Hi Mazen, long time no see. Good to hear from you.

1. NATO's role in Syria has been contradictory to say the least, but by an large, has been detrimental to the ordinary Syrian and Kurdish people. Some bombardments of the US helped Kobane, it is true. But that's it. At the same time, another member (Turkey) was repressing and bombing the Kurds (it is curious that you bring up the PKK to the debate -which is the argument of the Turkish State to bomb all Kurdish people- saying that I do a generalisation, when in fact, I do not even mention the PKK in the debate), and while they were arming the Emirates and Saudi Arabia in the knowledge that those weapons would eventually reach the Islamic State. Which is the real NATO? The real game-changer in Syria was Russian intervention. And as the Turkish State increases their aggression against the Kurdish -with all the resemblance of the situation previous to the Armenian genocide a century ago- NATO stands idle and fails to condemn it or take actions against one of its members. You may blame it on my Catholic upbringing if you want, but sins of ommission are in my opinion as bad as any other. NATO needs to be hold to account, they cannot get away with it and we need to remember it and shame them.
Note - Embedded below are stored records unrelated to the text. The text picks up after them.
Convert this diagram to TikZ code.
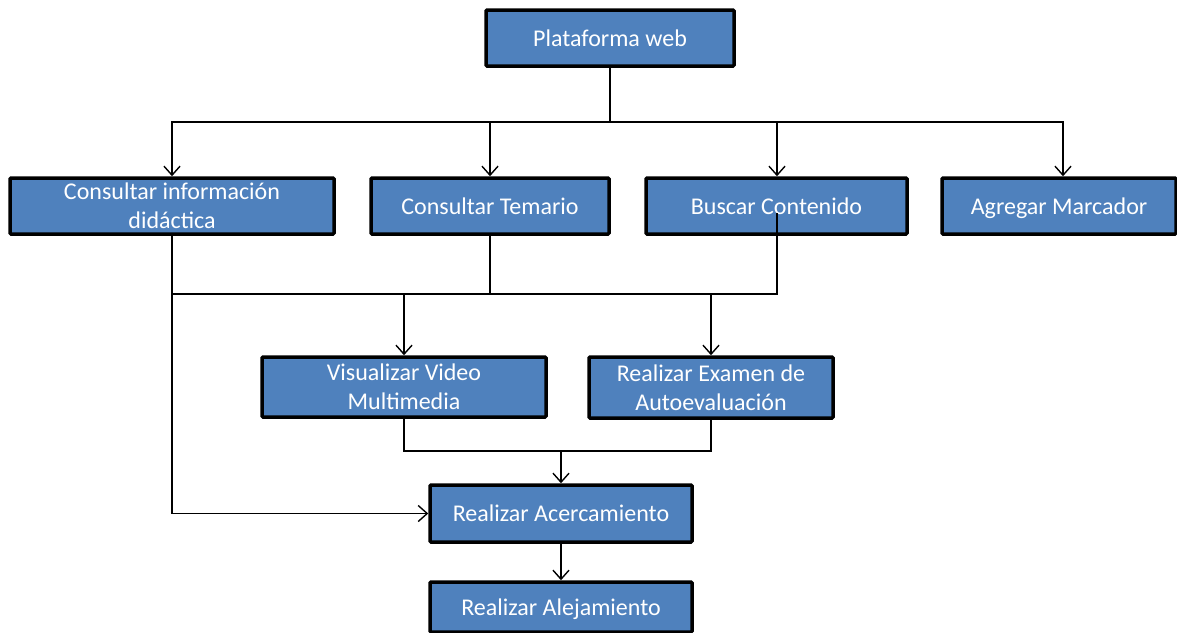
\documentclass[tikz,border=0pt]{standalone}
\usepackage{fontspec}
\setmainfont{Carlito}
\usetikzlibrary{arrows.meta}
\definecolor{boxblue}{RGB}{79,129,189}
\tikzset{
  box/.style={draw=black, line width=3.5pt, fill=boxblue, text=white,
    inner sep=0pt, rounded corners=1pt,
    font=\fontsize{24}{29}\selectfont},
  oneline/.style={text height=17.5pt, text depth=1.5pt},
  twoline/.style={align=center},
  link/.style={draw=black, line width=1.4pt},
  arr/.style={link, -{Straight Barb[length=9pt,width=16pt,line width=1.4pt]}}
}
\begin{document}
\begin{tikzpicture}[x=1pt,y=-1pt]
\useasboundingbox (0,0) rectangle (1177,632);
% boxes
\node[box, oneline, minimum width=248pt, minimum height=56pt] (pw)  at (610,38)    {Plataforma web};
\node[box, twoline, minimum width=324pt, minimum height=56pt] (cid) at (172,206)   {Consultar información\\didáctica};
\node[box, oneline, minimum width=238pt, minimum height=56pt] (ct)  at (490,206)   {Consultar Temario};
\node[box, oneline, minimum width=261pt, minimum height=56pt] (bc)  at (776.5,206) {Buscar Contenido};
\node[box, oneline, minimum width=234pt, minimum height=56pt] (am)  at (1059,206)  {Agregar Marcador};
\node[box, twoline, minimum width=284pt, minimum height=60pt] (vv)  at (404,387)   {Visualizar Video\\Multimedia};
\node[box, twoline, minimum width=244pt, minimum height=61pt] (re)  at (711,387.5) {Realizar Examen de\\Autoevaluación};
\node[box, oneline, minimum width=262pt, minimum height=57pt] (ra)  at (561,513.5) {Realizar Acercamiento};
\node[box, oneline, minimum width=262pt, minimum height=50pt] (ral) at (561,607)   {Realizar Alejamiento};
% top distribution bus
\coordinate (bus) at (610,122);
\draw[link] (pw.south) -- (bus);
\draw[arr] (bus) -| (cid.north);
\draw[arr] (bus) -| (ct.north);
\draw[arr] (bus) -| ([xshift=0.5pt]bc.north);
\draw[arr] (bus) -| ([xshift=4pt]am.north);
% middle bus feeding video and exam
\coordinate (mid) at (173,294);
\coordinate (bcin) at (777,213);
\draw[link] (ct.south) |- (mid);
\draw[link] (bcin) |- (mid);
\draw[arr] (vv.north |- mid) -- (vv.north);
\draw[arr] (re.north |- mid) -- (re.north);
% left branch straight to zoom-in
\draw[arr] (cid.south) |- (ra.west);
% merge of video and exam
\coordinate (low) at (561,451);
\draw[link] (vv.south) |- (low) -| (re.south);
\draw[arr] (low) -- (ra.north);
\draw[arr] (ra.south) -- (ral.north);
\end{tikzpicture}
\end{document}
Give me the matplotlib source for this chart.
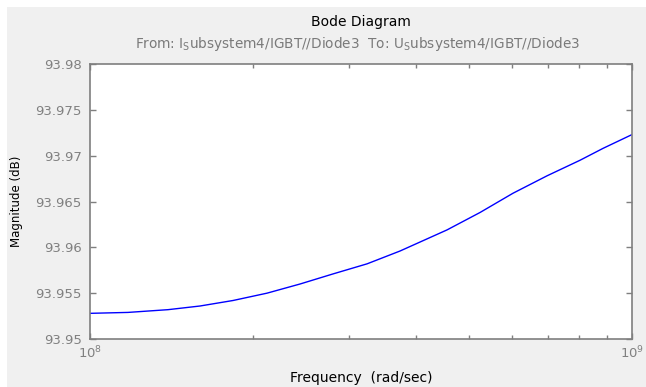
import numpy as np
import matplotlib
matplotlib.use("Agg")
import matplotlib.pyplot as plt
from matplotlib.patches import Rectangle
from matplotlib.ticker import LogLocator, FixedLocator, FixedFormatter, NullFormatter

plt.rcParams['font.family'] = ['DejaVu Sans']
plt.rcParams['mathtext.fontset'] = 'dejavusans'

# values (rad/sec, dB)
freq = [1.000e8, 1.175e8, 1.393e8, 1.596e8, 1.836e8, 2.121e8, 2.441e8, 2.808e8,
        3.245e8, 3.733e8, 4.557e8, 5.243e8, 6.031e8, 6.969e8, 8.019e8, 8.844e8,
        1.000e9]
mag = [93.9528, 93.9529, 93.9532, 93.9536, 93.9542, 93.9550, 93.9560, 93.9571,
       93.9582, 93.9596, 93.9619, 93.9638, 93.9659, 93.9678, 93.9695, 93.9708,
       93.9723]

y_ticks = [93.95, 93.955, 93.96, 93.965, 93.97, 93.975, 93.98]
y_labels = ['93.95', '93.955', '93.96', '93.965', '93.97', '93.975', '93.98']

W, H = 646, 387
fig = plt.figure(figsize=(W / 100, H / 100), dpi=100, facecolor='white')
# MATLAB-ish grey panel, white strip on left and top
fig.patches.append(Rectangle((7 / W, 0), 1, (H - 7) / H, transform=fig.transFigure,
                             facecolor='#f0f0f0', edgecolor='none', zorder=-10))

ax = fig.add_axes([90 / W, (H - 339) / H, (632 - 90) / W, (339 - 64) / H])
ax.set_facecolor('white')
ax.plot(freq, mag, color='#0000ff', lw=1.0)

ax.set_xscale('log')
ax.set_xlim(1e8, 1e9)
ax.set_ylim(93.95, 93.98)
ax.yaxis.set_major_locator(FixedLocator(y_ticks))
ax.yaxis.set_major_formatter(FixedFormatter(y_labels))
ax.xaxis.set_minor_locator(LogLocator(base=10, subs=np.arange(2, 10)))
ax.xaxis.set_minor_formatter(NullFormatter())

grey = '#7f7f7f'
for s in ax.spines.values():
    s.set_color(grey)
    s.set_linewidth(1.2)
ax.tick_params(which='both', direction='in', top=True, right=True,
               color=grey, labelcolor='#808080', labelsize=9.5)
ax.tick_params(which='major', length=4, width=1)
ax.tick_params(which='minor', length=3, width=1)
ax.tick_params(axis='y', pad=6)
ax.tick_params(axis='x', pad=4)

ax.set_xlabel('Frequency  (rad/sec)', fontsize=10, color='black', labelpad=7)
ax.set_ylabel('Magnitude (dB)', fontsize=8.5, color='black')
ax.yaxis.set_label_coords(-67 / (632 - 90), 0.5)

fig.text(361 / W, 1 - 22 / H, 'Bode Diagram', ha='center', va='center',
         fontsize=10, color='black')
fig.text(358 / W, 1 - 44 / H,
         r'From: I$_\mathrm{S}$ubsystem4/IGBT//Diode3  To: U$_\mathrm{S}$ubsystem4/IGBT//Diode3',
         ha='center', va='center', fontsize=9.8, color='#7a7a7a')

fig.savefig('out.png', dpi=100, facecolor=fig.get_facecolor())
2. This article is not a call to support the US or Russia, at all. This article is to call for solidarity and active mobilisation in favour of the Kurdish and to denounce the Turkish State bloody intervention in order to supress the Kurdish and to give life support to their fundamentalist cronies.

3. National Liberation is a much broader debate. Do I think that many new flags in the world will really change the situation of the oppressed? No. But as an anarchist I do believe that people have a right to self-government and to be sovereign collectively of their own decisions, to master and to own everything they have. This is very easy to deny when you leave in an imperialistic country or when you belong to a dominant group. It is more difficult to reject when you belong to a suppressed group. I think that an individualistic conception of anarchism on the one hand, and the influence of dogmatic ultra-left Marxism on the other, have led some anarchists to belittle the importance of federalism, a distinctive and most important feature of early anarchism. And at that point is where we could have been the most relevant i the 20th century and big opportunities were lost. The Kurdish are relevant precisely because of that: they recover federalism without getting lost in the chimaera of State building, while they are carrying a social transformation which has many positive developments. Should anarchists support that? Unequivocally yes, in my opinion.

author by Cautiously Pessimisticpublication date Tue Mar 29, 2016 01:47author address author phone Report this post to the editors

This is a really weak article. What do you think about Russian and Iranian imperialist intervention? What do you think about the Assad regime?